Set down the data below without change, skipping the pictures it holds.
─── RECORDED INFORMATION
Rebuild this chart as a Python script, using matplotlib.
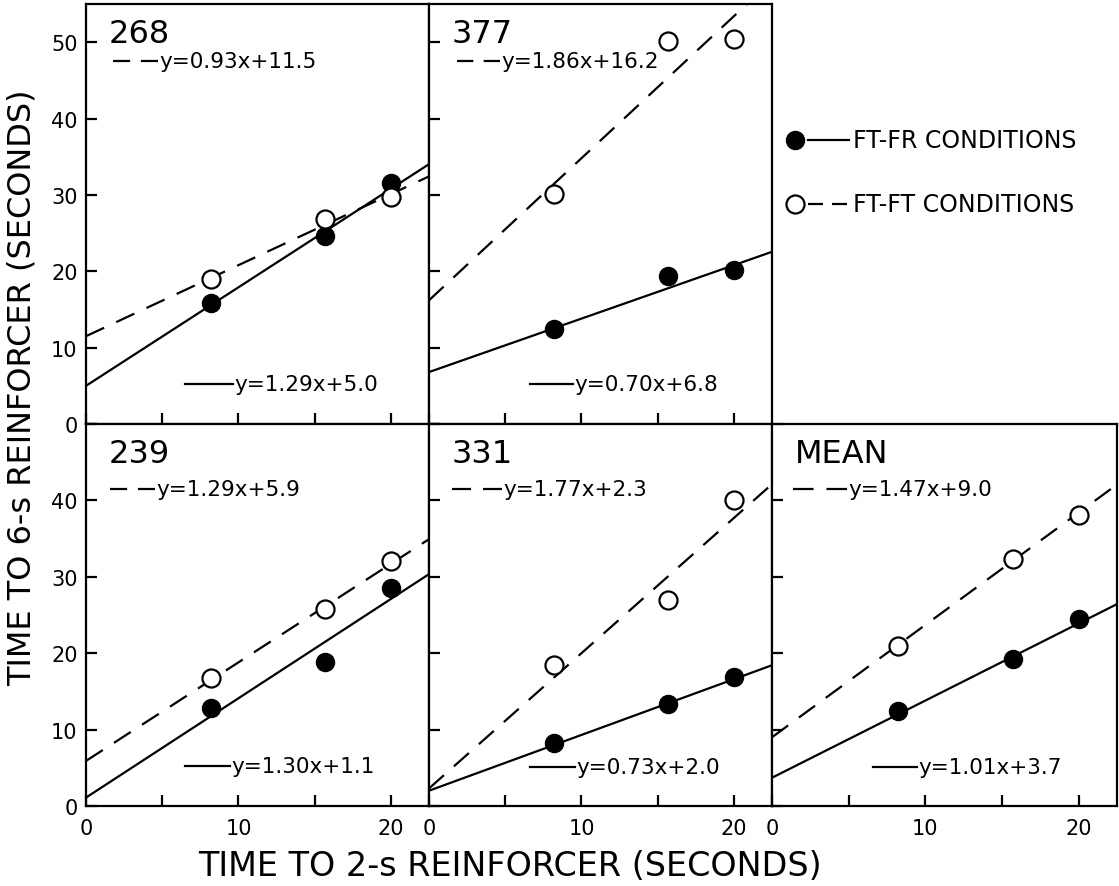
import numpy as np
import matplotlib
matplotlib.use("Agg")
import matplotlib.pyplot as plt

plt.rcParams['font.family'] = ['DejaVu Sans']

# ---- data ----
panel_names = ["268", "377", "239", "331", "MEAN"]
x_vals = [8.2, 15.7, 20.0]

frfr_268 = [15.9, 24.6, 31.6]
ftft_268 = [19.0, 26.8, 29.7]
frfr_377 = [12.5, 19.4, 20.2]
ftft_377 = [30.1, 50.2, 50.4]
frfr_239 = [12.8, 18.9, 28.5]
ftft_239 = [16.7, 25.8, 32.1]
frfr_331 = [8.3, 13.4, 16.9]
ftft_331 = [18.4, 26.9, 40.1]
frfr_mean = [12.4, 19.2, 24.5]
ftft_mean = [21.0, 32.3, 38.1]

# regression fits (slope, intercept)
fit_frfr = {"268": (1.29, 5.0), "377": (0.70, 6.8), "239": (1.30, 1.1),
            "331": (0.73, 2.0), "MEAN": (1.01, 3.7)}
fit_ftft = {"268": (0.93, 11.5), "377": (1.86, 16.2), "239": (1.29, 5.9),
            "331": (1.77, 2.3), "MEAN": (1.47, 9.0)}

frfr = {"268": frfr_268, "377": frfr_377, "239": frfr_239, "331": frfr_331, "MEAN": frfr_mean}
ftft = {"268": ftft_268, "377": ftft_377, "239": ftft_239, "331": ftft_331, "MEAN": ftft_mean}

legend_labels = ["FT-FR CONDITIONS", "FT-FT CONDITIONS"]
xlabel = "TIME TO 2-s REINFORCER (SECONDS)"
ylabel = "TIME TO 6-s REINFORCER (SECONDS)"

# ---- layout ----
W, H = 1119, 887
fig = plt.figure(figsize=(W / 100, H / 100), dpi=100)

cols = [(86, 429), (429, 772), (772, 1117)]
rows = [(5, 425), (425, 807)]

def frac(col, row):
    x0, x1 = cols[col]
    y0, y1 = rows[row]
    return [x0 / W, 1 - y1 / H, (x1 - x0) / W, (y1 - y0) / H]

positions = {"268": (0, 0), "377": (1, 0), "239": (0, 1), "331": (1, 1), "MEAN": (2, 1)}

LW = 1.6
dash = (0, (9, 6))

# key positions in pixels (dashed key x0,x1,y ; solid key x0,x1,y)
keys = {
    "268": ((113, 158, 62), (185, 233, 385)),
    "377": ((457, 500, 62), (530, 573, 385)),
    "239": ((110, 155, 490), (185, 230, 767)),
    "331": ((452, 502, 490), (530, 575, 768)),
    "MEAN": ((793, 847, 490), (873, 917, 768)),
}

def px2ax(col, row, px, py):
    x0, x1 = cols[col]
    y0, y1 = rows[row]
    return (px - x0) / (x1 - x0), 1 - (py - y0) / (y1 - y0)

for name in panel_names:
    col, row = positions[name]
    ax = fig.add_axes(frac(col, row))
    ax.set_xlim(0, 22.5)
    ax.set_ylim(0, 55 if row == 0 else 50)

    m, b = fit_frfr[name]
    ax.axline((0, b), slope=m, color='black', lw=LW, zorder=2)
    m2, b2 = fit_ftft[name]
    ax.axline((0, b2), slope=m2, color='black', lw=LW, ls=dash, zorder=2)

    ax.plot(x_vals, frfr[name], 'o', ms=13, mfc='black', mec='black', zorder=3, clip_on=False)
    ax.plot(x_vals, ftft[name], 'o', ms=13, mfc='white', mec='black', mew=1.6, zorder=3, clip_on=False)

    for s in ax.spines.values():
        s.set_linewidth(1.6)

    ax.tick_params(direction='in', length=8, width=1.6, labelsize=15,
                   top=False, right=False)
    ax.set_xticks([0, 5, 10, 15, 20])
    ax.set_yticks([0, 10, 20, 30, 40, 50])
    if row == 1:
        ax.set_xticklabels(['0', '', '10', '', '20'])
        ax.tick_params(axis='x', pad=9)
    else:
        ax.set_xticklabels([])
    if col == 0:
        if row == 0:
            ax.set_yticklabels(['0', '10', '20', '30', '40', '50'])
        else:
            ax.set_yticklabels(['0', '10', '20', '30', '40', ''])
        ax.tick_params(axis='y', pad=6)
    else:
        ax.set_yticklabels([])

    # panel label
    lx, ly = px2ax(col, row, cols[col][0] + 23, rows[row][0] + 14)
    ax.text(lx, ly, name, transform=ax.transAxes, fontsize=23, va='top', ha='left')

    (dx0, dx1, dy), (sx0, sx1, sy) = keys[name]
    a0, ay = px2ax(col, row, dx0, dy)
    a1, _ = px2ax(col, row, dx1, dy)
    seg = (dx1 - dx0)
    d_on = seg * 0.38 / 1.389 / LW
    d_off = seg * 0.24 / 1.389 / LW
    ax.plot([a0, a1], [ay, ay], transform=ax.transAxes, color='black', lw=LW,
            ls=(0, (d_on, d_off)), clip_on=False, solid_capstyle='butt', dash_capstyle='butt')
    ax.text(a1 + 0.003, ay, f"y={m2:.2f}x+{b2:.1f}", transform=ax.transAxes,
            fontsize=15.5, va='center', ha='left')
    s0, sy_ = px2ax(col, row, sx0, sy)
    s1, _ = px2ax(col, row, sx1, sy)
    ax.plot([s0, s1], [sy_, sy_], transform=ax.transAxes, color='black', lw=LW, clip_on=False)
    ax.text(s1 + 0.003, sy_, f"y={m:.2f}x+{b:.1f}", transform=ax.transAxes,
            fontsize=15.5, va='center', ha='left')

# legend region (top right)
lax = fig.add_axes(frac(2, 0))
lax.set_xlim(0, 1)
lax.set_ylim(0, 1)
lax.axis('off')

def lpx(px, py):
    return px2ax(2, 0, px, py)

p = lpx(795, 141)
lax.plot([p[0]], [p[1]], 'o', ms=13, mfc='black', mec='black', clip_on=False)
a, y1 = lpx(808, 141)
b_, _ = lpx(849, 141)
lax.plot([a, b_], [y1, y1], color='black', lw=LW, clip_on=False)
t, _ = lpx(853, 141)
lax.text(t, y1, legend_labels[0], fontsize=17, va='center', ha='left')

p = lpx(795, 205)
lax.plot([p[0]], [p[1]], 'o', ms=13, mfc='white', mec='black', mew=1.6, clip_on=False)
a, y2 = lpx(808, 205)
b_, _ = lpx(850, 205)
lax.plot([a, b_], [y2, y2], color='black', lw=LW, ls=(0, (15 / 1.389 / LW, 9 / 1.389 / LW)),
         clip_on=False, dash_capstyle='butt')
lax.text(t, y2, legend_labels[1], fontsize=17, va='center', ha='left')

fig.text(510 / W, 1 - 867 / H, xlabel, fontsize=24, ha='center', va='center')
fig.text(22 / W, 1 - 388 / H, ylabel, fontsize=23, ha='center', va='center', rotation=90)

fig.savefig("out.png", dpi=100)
──────
## [FINAL RESULT]
Rebuild this chart as a Python script, using matplotlib.
import numpy as np
import matplotlib
matplotlib.use("Agg")
import matplotlib.pyplot as plt

plt.rcParams['font.family'] = ['DejaVu Sans']

# ---- data ----
panel_names = ["268", "377", "239", "331", "MEAN"]
x_vals = [8.2, 15.7, 20.0]

frfr_268 = [15.9, 24.6, 31.6]
ftft_268 = [19.0, 26.8, 29.7]
frfr_377 = [12.5, 19.4, 20.2]
ftft_377 = [30.1, 50.2, 50.4]
frfr_239 = [12.8, 18.9, 28.5]
ftft_239 = [16.7, 25.8, 32.1]
frfr_331 = [8.3, 13.4, 16.9]
ftft_331 = [18.4, 26.9, 40.1]
frfr_mean = [12.4, 19.2, 24.5]
ftft_mean = [21.0, 32.3, 38.1]

# regression fits (slope, intercept)
fit_frfr = {"268": (1.29, 5.0), "377": (0.70, 6.8), "239": (1.30, 1.1),
            "331": (0.73, 2.0), "MEAN": (1.01, 3.7)}
fit_ftft = {"268": (0.93, 11.5), "377": (1.86, 16.2), "239": (1.29, 5.9),
            "331": (1.77, 2.3), "MEAN": (1.47, 9.0)}

frfr = {"268": frfr_268, "377": frfr_377, "239": frfr_239, "331": frfr_331, "MEAN": frfr_mean}
ftft = {"268": ftft_268, "377": ftft_377, "239": ftft_239, "331": ftft_331, "MEAN": ftft_mean}

legend_labels = ["FT-FR CONDITIONS", "FT-FT CONDITIONS"]
xlabel = "TIME TO 2-s REINFORCER (SECONDS)"
ylabel = "TIME TO 6-s REINFORCER (SECONDS)"

# ---- layout ----
W, H = 1119, 887
fig = plt.figure(figsize=(W / 100, H / 100), dpi=100)

cols = [(86, 429), (429, 772), (772, 1117)]
rows = [(5, 425), (425, 807)]

def frac(col, row):
    x0, x1 = cols[col]
    y0, y1 = rows[row]
    return [x0 / W, 1 - y1 / H, (x1 - x0) / W, (y1 - y0) / H]

positions = {"268": (0, 0), "377": (1, 0), "239": (0, 1), "331": (1, 1), "MEAN": (2, 1)}

LW = 1.6
dash = (0, (9, 6))

# key positions in pixels (dashed key x0,x1,y ; solid key x0,x1,y)
keys = {
    "268": ((113, 158, 62), (185, 233, 385)),
    "377": ((457, 500, 62), (530, 573, 385)),
    "239": ((110, 155, 490), (185, 230, 767)),
    "331": ((452, 502, 490), (530, 575, 768)),
    "MEAN": ((793, 847, 490), (873, 917, 768)),
}

def px2ax(col, row, px, py):
    x0, x1 = cols[col]
    y0, y1 = rows[row]
    return (px - x0) / (x1 - x0), 1 - (py - y0) / (y1 - y0)

for name in panel_names:
    col, row = positions[name]
    ax = fig.add_axes(frac(col, row))
    ax.set_xlim(0, 22.5)
    ax.set_ylim(0, 55 if row == 0 else 50)

    m, b = fit_frfr[name]
    ax.axline((0, b), slope=m, color='black', lw=LW, zorder=2)
    m2, b2 = fit_ftft[name]
    ax.axline((0, b2), slope=m2, color='black', lw=LW, ls=dash, zorder=2)

    ax.plot(x_vals, frfr[name], 'o', ms=13, mfc='black', mec='black', zorder=3, clip_on=False)
    ax.plot(x_vals, ftft[name], 'o', ms=13, mfc='white', mec='black', mew=1.6, zorder=3, clip_on=False)

    for s in ax.spines.values():
        s.set_linewidth(1.6)

    ax.tick_params(direction='in', length=8, width=1.6, labelsize=15,
                   top=False, right=False)
    ax.set_xticks([0, 5, 10, 15, 20])
    ax.set_yticks([0, 10, 20, 30, 40, 50])
    if row == 1:
        ax.set_xticklabels(['0', '', '10', '', '20'])
        ax.tick_params(axis='x', pad=9)
    else:
        ax.set_xticklabels([])
    if col == 0:
        if row == 0:
            ax.set_yticklabels(['0', '10', '20', '30', '40', '50'])
        else:
            ax.set_yticklabels(['0', '10', '20', '30', '40', ''])
        ax.tick_params(axis='y', pad=6)
    else:
        ax.set_yticklabels([])

    # panel label
    lx, ly = px2ax(col, row, cols[col][0] + 23, rows[row][0] + 14)
    ax.text(lx, ly, name, transform=ax.transAxes, fontsize=23, va='top', ha='left')

    (dx0, dx1, dy), (sx0, sx1, sy) = keys[name]
    a0, ay = px2ax(col, row, dx0, dy)
    a1, _ = px2ax(col, row, dx1, dy)
    seg = (dx1 - dx0)
    d_on = seg * 0.38 / 1.389 / LW
    d_off = seg * 0.24 / 1.389 / LW
    ax.plot([a0, a1], [ay, ay], transform=ax.transAxes, color='black', lw=LW,
            ls=(0, (d_on, d_off)), clip_on=False, solid_capstyle='butt', dash_capstyle='butt')
    ax.text(a1 + 0.003, ay, f"y={m2:.2f}x+{b2:.1f}", transform=ax.transAxes,
            fontsize=15.5, va='center', ha='left')
    s0, sy_ = px2ax(col, row, sx0, sy)
    s1, _ = px2ax(col, row, sx1, sy)
    ax.plot([s0, s1], [sy_, sy_], transform=ax.transAxes, color='black', lw=LW, clip_on=False)
    ax.text(s1 + 0.003, sy_, f"y={m:.2f}x+{b:.1f}", transform=ax.transAxes,
            fontsize=15.5, va='center', ha='left')

# legend region (top right)
lax = fig.add_axes(frac(2, 0))
lax.set_xlim(0, 1)
lax.set_ylim(0, 1)
lax.axis('off')

def lpx(px, py):
    return px2ax(2, 0, px, py)

p = lpx(795, 141)
lax.plot([p[0]], [p[1]], 'o', ms=13, mfc='black', mec='black', clip_on=False)
a, y1 = lpx(808, 141)
b_, _ = lpx(849, 141)
lax.plot([a, b_], [y1, y1], color='black', lw=LW, clip_on=False)
t, _ = lpx(853, 141)
lax.text(t, y1, legend_labels[0], fontsize=17, va='center', ha='left')

p = lpx(795, 205)
lax.plot([p[0]], [p[1]], 'o', ms=13, mfc='white', mec='black', mew=1.6, clip_on=False)
a, y2 = lpx(808, 205)
b_, _ = lpx(850, 205)
lax.plot([a, b_], [y2, y2], color='black', lw=LW, ls=(0, (15 / 1.389 / LW, 9 / 1.389 / LW)),
         clip_on=False, dash_capstyle='butt')
lax.text(t, y2, legend_labels[1], fontsize=17, va='center', ha='left')

fig.text(510 / W, 1 - 867 / H, xlabel, fontsize=24, ha='center', va='center')
fig.text(22 / W, 1 - 388 / H, ylabel, fontsize=23, ha='center', va='center', rotation=90)

fig.savefig("out.png", dpi=100)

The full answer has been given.